Democrats Monday released a plan of their own, amounting to about $136 billion, that included a one-time tax rebate of $300 per person, an extension of unemployment benefits, $31 billion to the states and a $50,000 deduction for small-business investment in 2003.
The Democrats said their plan generated more short-term stimulus than the president's plan, and some economists agreed.
"The Democrats' proposal is more effective. I might quibble on some of the details, but it's completely focused on the short term," said Max Sawicky, an economist at the Economic Policy Institute.
Of course, the President's plan now goes to Congress, where it will be debated by Republicans and Democrats. Many economists think the final stimulus package will combine elements of both the President's plan and the Democrats' plan.
Relief for workers, none for states
The president's plan would give about 1.2 million unemployed workers an average of $3,000 apiece in "personal re-employment accounts," which will pay for their job training, child care and moving expenses while unemployed. If these people find jobs within 13 weeks of becoming eligible for the payment, they get to keep the balance, a job-hunting incentive.

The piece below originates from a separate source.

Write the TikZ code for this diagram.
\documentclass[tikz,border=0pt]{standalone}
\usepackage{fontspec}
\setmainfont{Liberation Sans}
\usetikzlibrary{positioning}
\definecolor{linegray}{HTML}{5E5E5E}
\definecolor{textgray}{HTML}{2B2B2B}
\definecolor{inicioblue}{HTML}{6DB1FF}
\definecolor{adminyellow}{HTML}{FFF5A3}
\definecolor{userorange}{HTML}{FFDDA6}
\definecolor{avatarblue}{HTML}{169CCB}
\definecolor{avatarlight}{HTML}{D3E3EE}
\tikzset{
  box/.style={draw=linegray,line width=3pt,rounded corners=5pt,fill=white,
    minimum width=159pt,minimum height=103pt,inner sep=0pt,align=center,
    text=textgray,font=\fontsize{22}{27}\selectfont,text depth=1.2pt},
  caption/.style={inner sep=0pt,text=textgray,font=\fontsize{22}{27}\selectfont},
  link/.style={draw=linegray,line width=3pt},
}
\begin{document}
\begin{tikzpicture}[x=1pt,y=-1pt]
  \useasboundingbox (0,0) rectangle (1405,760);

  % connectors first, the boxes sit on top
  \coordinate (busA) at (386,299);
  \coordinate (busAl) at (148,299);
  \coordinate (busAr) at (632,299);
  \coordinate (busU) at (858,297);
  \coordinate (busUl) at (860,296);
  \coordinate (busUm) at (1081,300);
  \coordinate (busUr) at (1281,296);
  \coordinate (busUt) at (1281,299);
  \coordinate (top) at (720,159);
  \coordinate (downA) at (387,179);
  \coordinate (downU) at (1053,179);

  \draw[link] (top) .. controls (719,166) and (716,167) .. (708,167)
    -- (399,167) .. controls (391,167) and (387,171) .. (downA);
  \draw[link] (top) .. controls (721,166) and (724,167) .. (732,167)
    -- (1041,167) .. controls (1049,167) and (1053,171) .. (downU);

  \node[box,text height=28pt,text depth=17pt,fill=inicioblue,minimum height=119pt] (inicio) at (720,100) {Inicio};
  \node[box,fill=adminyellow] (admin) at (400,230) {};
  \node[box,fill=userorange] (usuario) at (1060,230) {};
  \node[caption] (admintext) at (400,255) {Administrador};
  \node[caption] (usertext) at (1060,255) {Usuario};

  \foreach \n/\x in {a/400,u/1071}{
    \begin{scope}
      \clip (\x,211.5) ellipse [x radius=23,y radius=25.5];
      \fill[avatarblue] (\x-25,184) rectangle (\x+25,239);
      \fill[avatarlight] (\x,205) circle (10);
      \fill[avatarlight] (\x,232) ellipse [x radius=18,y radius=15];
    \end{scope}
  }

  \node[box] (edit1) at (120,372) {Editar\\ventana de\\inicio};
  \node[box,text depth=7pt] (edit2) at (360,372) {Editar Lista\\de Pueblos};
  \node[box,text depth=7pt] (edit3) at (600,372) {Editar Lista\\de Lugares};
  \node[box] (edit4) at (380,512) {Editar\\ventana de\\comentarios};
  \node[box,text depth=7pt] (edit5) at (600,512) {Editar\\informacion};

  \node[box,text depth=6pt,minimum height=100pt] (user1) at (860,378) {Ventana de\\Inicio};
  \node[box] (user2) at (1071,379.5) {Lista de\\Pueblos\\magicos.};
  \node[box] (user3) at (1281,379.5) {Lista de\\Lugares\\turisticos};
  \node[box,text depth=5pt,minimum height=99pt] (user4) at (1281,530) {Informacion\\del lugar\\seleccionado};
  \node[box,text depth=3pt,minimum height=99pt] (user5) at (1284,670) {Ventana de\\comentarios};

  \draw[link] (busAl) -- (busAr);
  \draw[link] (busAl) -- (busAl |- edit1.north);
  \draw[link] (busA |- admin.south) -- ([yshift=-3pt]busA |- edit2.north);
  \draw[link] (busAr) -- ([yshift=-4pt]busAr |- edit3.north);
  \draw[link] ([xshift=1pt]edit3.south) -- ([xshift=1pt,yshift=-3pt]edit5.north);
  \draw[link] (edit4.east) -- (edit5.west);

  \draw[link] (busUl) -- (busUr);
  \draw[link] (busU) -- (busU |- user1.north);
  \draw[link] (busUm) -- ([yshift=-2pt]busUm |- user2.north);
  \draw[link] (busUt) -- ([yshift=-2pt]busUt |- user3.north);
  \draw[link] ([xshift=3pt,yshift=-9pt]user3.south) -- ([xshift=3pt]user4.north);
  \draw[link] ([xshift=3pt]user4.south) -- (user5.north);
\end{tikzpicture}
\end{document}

The plan also calls for an extension of unemployment benefits, which expired for many people at the end of 2002.
But critics say that, unless the plan stimulates demand in the short term, it won't give unemployed people what they need most -- jobs.
"The bulk of the resources [in the plan] are irrelevant to the current employment situation; they don't take effect until later," Sawicky said.
And cash-strapped states will get no relief under Bush's plan. Many economists are concerned that state efforts to balance their budgets -- including tax hikes and spending cuts -- would offset much of the positive effect of any federal stimulus plan.
The president had considered offering about $10 billion to the states, in response to these concerns and to help win Democratic approval of his plan, but decided Tuesday to scrap the offer.
While states are required to balance their budgets, the federal government is not. Critics fear that the Bush plan would swell federal budget deficits, which would in turn force the government to issue more bonds, making those bonds more available and therefore cheaper, making the interest rates on those bonds higher, since investors would want a better return on the cheaper bonds.
Higher bond yields would lead to higher interest rates on other long-term debt, including mortgages and long-term corporate loans, which would slow down economic activity in the long run.
But many economists say it's acceptable, even desirable, to run a federal deficit when the economy's in trouble, since the government's tax revenue depends, in part, on how well the economy is doing.
"The alternative [to a stimulus package] could be worse," said James Glassman, senior U.S. economist at J.P. Morgan. "If the economy flounders, then there's a loss of revenue, worsening the budget situation -- it could even be worse than the measures you take in the short run to fix the economy."